No Way Up

Rating:

That’s the End of My Triathlon Plans

Main Cast: Sophie McIntosh, Colm Meaney

Director: Claudio Fah

While I’m sure Italy is beautiful, I’ll never see it. Same with Paris, Japan, and all kinds of other places around the world. As much as I’m sure I’d love it, I’ll never visit any of those places for one very simple reason: you have to fly over water to get there.

And while I know countless planes make those flights every day, I also know the first time I tried it, I’d wind up here: underwater, with a hole in the side of the fuselage, trapped in an air pocket while the plane slowly slides closer and closer toward the edge of an underwater cliff as sharks munch on the bodies of the dead passengers. No, thank you.

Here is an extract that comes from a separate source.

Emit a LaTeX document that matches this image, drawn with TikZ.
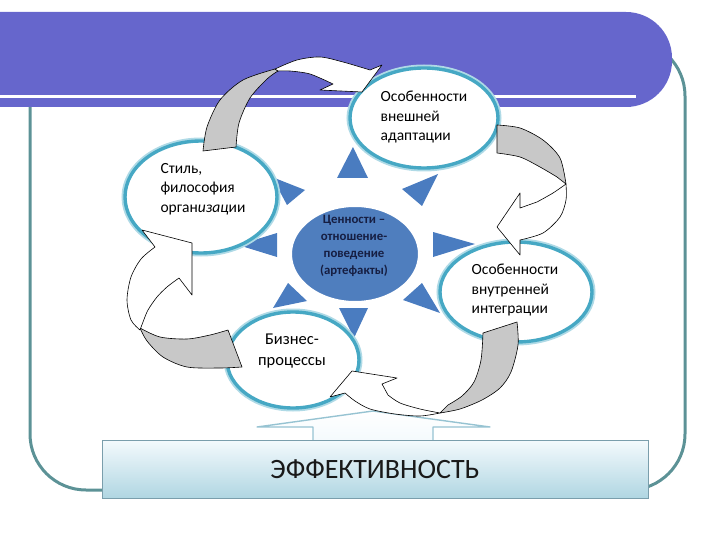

The 2024 movie NO WAY UP, written by Andy Mayson and directed by Claudio Fah (HOLLOW MAN II), played on half a dozen of my fears just in the trailer. So I knew I had to see it.

We spend the first 20 minutes just meeting our characters and setting up their stories. Governor’s daughter Ava (Sophie McIntosh) and her friends Jed (Jeremias Amoore) and Kyle (Will Attenborough, DUNKIRK) are on their way to Cabo, with Ava’s bodyguard Brandon (Colm Meany) in tow. Mardy (Phyllis Logan) and Hank (James Carroll Jordan) are taking their granddaughter Rosa (Grace Nettle) to Cabo as well. And for flight attendant Danilo (Manuel Pacific, TERMINATOR: DARK FATE), it’s just another day at work.

Until the plane flies through a flock of birds and one of the engines is damaged. A piece flies off, hits the fuselage and tears a hole in the side of the plane, sending half the passengers and crew flying out as the impact crushes most of those remaining, including everyone at the front.

Brandon manages to rescue Mardy and Rosa. Ava and her friends were, thankfully, sitting close enough to the rear that they managed to survive, while Danilo was strapped in even further back.

The plane has come to rest on a rocky outcropping that, at first, seems stable enough. It isn’t and over the course of the movie, it slides further and further underwater.  But for now, they’re all in an air pocket and as long as they keep calm and wait, rescue should be coming very soon.

Then the sharks come, and gravity starts to work against them. And when rescue divers finally do show up, well the sharks are still around. Soon it’s up to Ava and the others to save themselves or die at the bottom of the trench the plane is definitely going to fall into.

Just thinking about it has me all tense again.

McIntosh and crew are pretty solid. There aren’t any particular stand-out performances here, nor is the script anything to call attention to: it serves the story and gets the characters from point A to B with little to no hassle. Fau’s direction, also, does its job without calling unnecessary attention to itself.  Everything here serves the movie.

For me, the real star of NO WAY UP was the scenario. We’ve seen lots of airplane disaster movies. We’ve seen lots of trapped underwater movies. We’ve seen lots of shark movies. This one puts them all into one movie and it really gives me the shivers. One of my greatest fears is drowning in a body of water with no sign of land in any direction. But that fear, thanks to this movie, is easily being overtaken by the fear of NOT drowning, but instead seeing the great dark nothing swallow you up as the plane plunges, powerless, further and further down and the only thing that can put an end to it is a shark’s giant mouth coming right for you.

NO WAY UP had me at hello! This one was an AMC+ exclusive, and if you have that service, I recommend it. There’s also a DVD, but I wouldn’t spend too much on it; you’re probably only going to watch this one once. However, if you come across it really cheap, I say grab it and see if it had the same effect on you that it did on me. I wasn’t on the edge of my seat, nor did I clutch a single pearl, but I definitely sat on my couch, strengthening my resolve to NEVER fly over water. You’d have to say I won a billion-dollar lottery and the ONLY way to claim the prize is to get on a plane. And even then, you might need to knock me out for the duration. And once I get there, I’m gonna take my winnings, buy a local place, send for my family and my belongings and spend the rest of my days in luxury in whatever foreign country I’ve wound up in because I just know for a fact, the return trip would be the premise for a sequel: NO WAY UP 2: Why’d You Get Back on the Plane???